■ YOUR OBJECTIVE ■
Transcribe every line exactly and omit anything that is a picture.
==============================
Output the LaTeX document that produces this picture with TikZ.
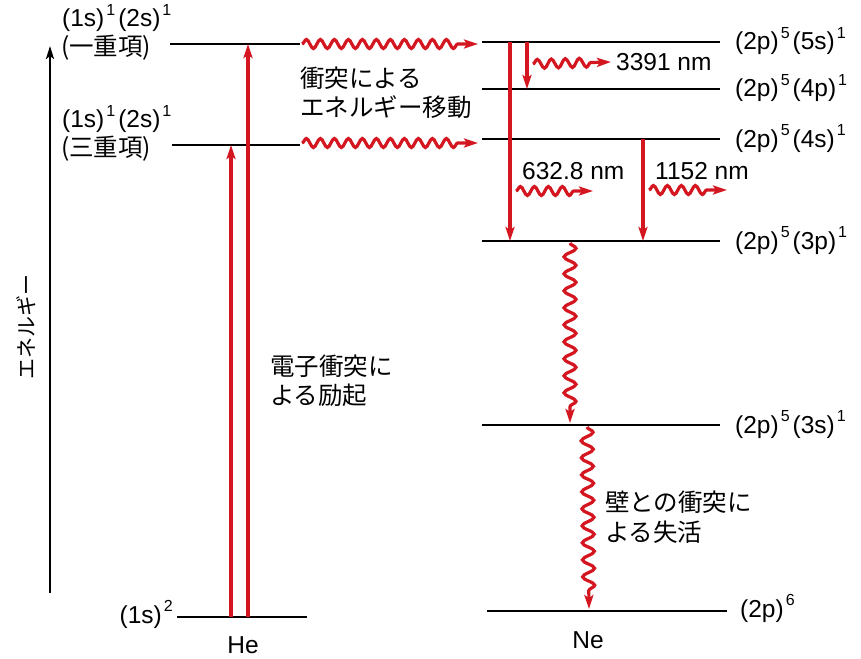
\documentclass[tikz,border=0pt]{standalone}
\usepackage{fontspec}
\setmainfont{Liberation Sans}
\newfontfamily\jp{Noto Sans CJK JP}
\usetikzlibrary{arrows.meta,decorations.pathmorphing}
\definecolor{myred}{RGB}{212,22,32}
\newcommand\su[1]{\kern2pt\raisebox{0.45em}{\fontsize{16}{16}\selectfont #1}\kern3pt}
\begin{document}
\begin{tikzpicture}[x=1pt,y=-1pt,
  level/.style={line width=2pt,black},
  tip/.style={-{Stealth[length=14pt,width=9pt,inset=3pt]}},
  redarr/.style={draw=myred,line width=3.3pt,tip},
  wavy/.style={draw=myred,line width=3.2pt,tip,decorate,
    decoration={snake,amplitude=4.5pt,segment length=14pt,post length=14pt}},
  swavy/.style={wavy,decoration={snake,amplitude=4.5pt,segment length=14pt,post length=18pt}},
  vwavy/.style={wavy,decoration={snake,amplitude=6pt,segment length=17pt,post length=14pt}},
  lab/.style={font=\fontsize{24.5}{28}\selectfont,inner sep=0pt},
  jlab/.style={font=\jp\fontsize{24.5}{28}\selectfont,inner sep=0pt},
]
\useasboundingbox (0,0) rectangle (861,658);

% energy axis
\coordinate (axb) at (50,593);
\coordinate (axt) at (50,46);
\draw[line width=2.4pt,black,-{Stealth[length=13pt,width=8pt,inset=3pt]}] (axb) -- (axt);
\node[jlab,rotate=90,font=\jp\fontsize{21}{24}\selectfont] (elab) at (26,327) {エネルギー};

% He levels
\coordinate (He1L) at (170,44);  \coordinate (He1R) at (300,44);
\coordinate (He3L) at (172,145); \coordinate (He3R) at (300,145);
\coordinate (HegL) at (177,617); \coordinate (HegR) at (307,617);
\draw[level] (He1L) -- (He1R);
\draw[level] (He3L) -- (He3R);
\draw[level] (HegL) -- (HegR);

\node[lab,anchor=base west] (l1a) at (62,27) {(1s)\su{1}(2s)\su{1}};
\node[jlab,anchor=base west] (l1b) at (61,56) {(一重項)};
\node[lab,anchor=base west] (l3a) at (62,128) {(1s)\su{1}(2s)\su{1}};
\node[jlab,anchor=base west] (l3b) at (61,156) {(三重項)};
\node[lab,anchor=base east] (lg) at (176,623) {(1s)\su{2}};
\node[lab,anchor=base] (He) at (243,653) {He};

% Ne levels
\coordinate (N5L) at (482,42);  \coordinate (N5R) at (720,42);
\coordinate (N4pL) at (482,89); \coordinate (N4pR) at (720,89);
\coordinate (N4sL) at (482,139);\coordinate (N4sR) at (720,139);
\coordinate (N3pL) at (482,241);\coordinate (N3pR) at (720,241);
\coordinate (N3sL) at (482,425);\coordinate (N3sR) at (720,425);
\coordinate (NgL) at (487,611); \coordinate (NgR) at (727,611);
\foreach \a/\b in {N5L/N5R,N4pL/N4pR,N4sL/N4sR,N3pL/N3pR,N3sL/N3sR,NgL/NgR}
  \draw[level] (\a) -- (\b);

\node[lab,anchor=base west] (n5) at (735,50) {(2p)\su{5}(5s)\su{1}};
\node[lab,anchor=base west] (n4p) at (735,97) {(2p)\su{5}(4p)\su{1}};
\node[lab,anchor=base west] (n4s) at (735,147) {(2p)\su{5}(4s)\su{1}};
\node[lab,anchor=base west] (n3p) at (735,249) {(2p)\su{5}(3p)\su{1}};
\node[lab,anchor=base west] (n3s) at (735,433) {(2p)\su{5}(3s)\su{1}};
\node[lab,anchor=base west] (ng) at (740,617) {(2p)\su{6}};
\node[lab,anchor=base] (Ne) at (588,648) {Ne};

% He excitation
\coordinate (ea1) at (231,617); \coordinate (ea2) at (231,145);
\coordinate (eb1) at (248,617); \coordinate (eb2) at (248,44);
\draw[redarr] (ea1) -- (ea2);
\draw[redarr] (eb1) -- (eb2);
\node[jlab,anchor=base west] (exc1) at (270,375) {電子衝突に};
\node[jlab,anchor=base west] (exc2) at (270,404) {よる励起};

% energy transfer
\coordinate (t1a) at (302,44); \coordinate (t1b) at (478,44);
\coordinate (t3a) at (302,143); \coordinate (t3b) at (478,143);
\draw[wavy] (t1a) -- (t1b);
\draw[wavy] (t3a) -- (t3b);
\node[jlab,anchor=base west] (tr1) at (300,88) {衝突による};
\node[jlab,anchor=base west] (tr2) at (300,117) {エネルギー移動};

% Ne transitions
\coordinate (a1) at (510,42); \coordinate (a2) at (510,241);
\coordinate (b1) at (527,42); \coordinate (b2) at (527,89);
\coordinate (c1) at (643,139); \coordinate (c2) at (643,241);
\draw[redarr] (a1) -- (a2);
\draw[redarr] (b1) -- (b2);
\draw[redarr] (c1) -- (c2);

\coordinate (w1a) at (533,64); \coordinate (w1b) at (611,62);
\draw[swavy] (w1a) -- (w1b);
\node[lab,anchor=base west] (nm1) at (616,71) {3391 nm};

\coordinate (w2a) at (516,191); \coordinate (w2b) at (593,191);
\draw[swavy] (w2a) -- (w2b);
\node[lab,anchor=base west] (nm2) at (522,179) {632.8 nm};

\coordinate (w3a) at (649,190); \coordinate (w3b) at (727,190);
\draw[swavy] (w3a) -- (w3b);
\node[lab,anchor=base west] (nm3) at (655,179) {1152 nm};

% relaxation
\coordinate (v1a) at (570,243); \coordinate (v1b) at (570,423);
\draw[vwavy] (v1a) -- (v1b);
\coordinate (v2a) at (587,427); \coordinate (v2b) at (589,609);
\draw[vwavy] (v2a) -- (v2b);
\node[jlab,anchor=base west] (wall1) at (605,511) {壁との衝突に};
\node[jlab,anchor=base west] (wall2) at (605,541) {よる失活};
\end{tikzpicture}
\end{document}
==============================
■ RESPONSE ■
Output the LaTeX document that produces this picture with TikZ.
\documentclass[tikz,border=0pt]{standalone}
\usepackage{fontspec}
\setmainfont{Liberation Sans}
\newfontfamily\jp{Noto Sans CJK JP}
\usetikzlibrary{arrows.meta,decorations.pathmorphing}
\definecolor{myred}{RGB}{212,22,32}
\newcommand\su[1]{\kern2pt\raisebox{0.45em}{\fontsize{16}{16}\selectfont #1}\kern3pt}
\begin{document}
\begin{tikzpicture}[x=1pt,y=-1pt,
  level/.style={line width=2pt,black},
  tip/.style={-{Stealth[length=14pt,width=9pt,inset=3pt]}},
  redarr/.style={draw=myred,line width=3.3pt,tip},
  wavy/.style={draw=myred,line width=3.2pt,tip,decorate,
    decoration={snake,amplitude=4.5pt,segment length=14pt,post length=14pt}},
  swavy/.style={wavy,decoration={snake,amplitude=4.5pt,segment length=14pt,post length=18pt}},
  vwavy/.style={wavy,decoration={snake,amplitude=6pt,segment length=17pt,post length=14pt}},
  lab/.style={font=\fontsize{24.5}{28}\selectfont,inner sep=0pt},
  jlab/.style={font=\jp\fontsize{24.5}{28}\selectfont,inner sep=0pt},
]
\useasboundingbox (0,0) rectangle (861,658);

% energy axis
\coordinate (axb) at (50,593);
\coordinate (axt) at (50,46);
\draw[line width=2.4pt,black,-{Stealth[length=13pt,width=8pt,inset=3pt]}] (axb) -- (axt);
\node[jlab,rotate=90,font=\jp\fontsize{21}{24}\selectfont] (elab) at (26,327) {エネルギー};

% He levels
\coordinate (He1L) at (170,44);  \coordinate (He1R) at (300,44);
\coordinate (He3L) at (172,145); \coordinate (He3R) at (300,145);
\coordinate (HegL) at (177,617); \coordinate (HegR) at (307,617);
\draw[level] (He1L) -- (He1R);
\draw[level] (He3L) -- (He3R);
\draw[level] (HegL) -- (HegR);

\node[lab,anchor=base west] (l1a) at (62,27) {(1s)\su{1}(2s)\su{1}};
\node[jlab,anchor=base west] (l1b) at (61,56) {(一重項)};
\node[lab,anchor=base west] (l3a) at (62,128) {(1s)\su{1}(2s)\su{1}};
\node[jlab,anchor=base west] (l3b) at (61,156) {(三重項)};
\node[lab,anchor=base east] (lg) at (176,623) {(1s)\su{2}};
\node[lab,anchor=base] (He) at (243,653) {He};

% Ne levels
\coordinate (N5L) at (482,42);  \coordinate (N5R) at (720,42);
\coordinate (N4pL) at (482,89); \coordinate (N4pR) at (720,89);
\coordinate (N4sL) at (482,139);\coordinate (N4sR) at (720,139);
\coordinate (N3pL) at (482,241);\coordinate (N3pR) at (720,241);
\coordinate (N3sL) at (482,425);\coordinate (N3sR) at (720,425);
\coordinate (NgL) at (487,611); \coordinate (NgR) at (727,611);
\foreach \a/\b in {N5L/N5R,N4pL/N4pR,N4sL/N4sR,N3pL/N3pR,N3sL/N3sR,NgL/NgR}
  \draw[level] (\a) -- (\b);

\node[lab,anchor=base west] (n5) at (735,50) {(2p)\su{5}(5s)\su{1}};
\node[lab,anchor=base west] (n4p) at (735,97) {(2p)\su{5}(4p)\su{1}};
\node[lab,anchor=base west] (n4s) at (735,147) {(2p)\su{5}(4s)\su{1}};
\node[lab,anchor=base west] (n3p) at (735,249) {(2p)\su{5}(3p)\su{1}};
\node[lab,anchor=base west] (n3s) at (735,433) {(2p)\su{5}(3s)\su{1}};
\node[lab,anchor=base west] (ng) at (740,617) {(2p)\su{6}};
\node[lab,anchor=base] (Ne) at (588,648) {Ne};

% He excitation
\coordinate (ea1) at (231,617); \coordinate (ea2) at (231,145);
\coordinate (eb1) at (248,617); \coordinate (eb2) at (248,44);
\draw[redarr] (ea1) -- (ea2);
\draw[redarr] (eb1) -- (eb2);
\node[jlab,anchor=base west] (exc1) at (270,375) {電子衝突に};
\node[jlab,anchor=base west] (exc2) at (270,404) {よる励起};

% energy transfer
\coordinate (t1a) at (302,44); \coordinate (t1b) at (478,44);
\coordinate (t3a) at (302,143); \coordinate (t3b) at (478,143);
\draw[wavy] (t1a) -- (t1b);
\draw[wavy] (t3a) -- (t3b);
\node[jlab,anchor=base west] (tr1) at (300,88) {衝突による};
\node[jlab,anchor=base west] (tr2) at (300,117) {エネルギー移動};

% Ne transitions
\coordinate (a1) at (510,42); \coordinate (a2) at (510,241);
\coordinate (b1) at (527,42); \coordinate (b2) at (527,89);
\coordinate (c1) at (643,139); \coordinate (c2) at (643,241);
\draw[redarr] (a1) -- (a2);
\draw[redarr] (b1) -- (b2);
\draw[redarr] (c1) -- (c2);

\coordinate (w1a) at (533,64); \coordinate (w1b) at (611,62);
\draw[swavy] (w1a) -- (w1b);
\node[lab,anchor=base west] (nm1) at (616,71) {3391 nm};

\coordinate (w2a) at (516,191); \coordinate (w2b) at (593,191);
\draw[swavy] (w2a) -- (w2b);
\node[lab,anchor=base west] (nm2) at (522,179) {632.8 nm};

\coordinate (w3a) at (649,190); \coordinate (w3b) at (727,190);
\draw[swavy] (w3a) -- (w3b);
\node[lab,anchor=base west] (nm3) at (655,179) {1152 nm};

% relaxation
\coordinate (v1a) at (570,243); \coordinate (v1b) at (570,423);
\draw[vwavy] (v1a) -- (v1b);
\coordinate (v2a) at (587,427); \coordinate (v2b) at (589,609);
\draw[vwavy] (v2a) -- (v2b);
\node[jlab,anchor=base west] (wall1) at (605,511) {壁との衝突に};
\node[jlab,anchor=base west] (wall2) at (605,541) {よる失活};
\end{tikzpicture}
\end{document}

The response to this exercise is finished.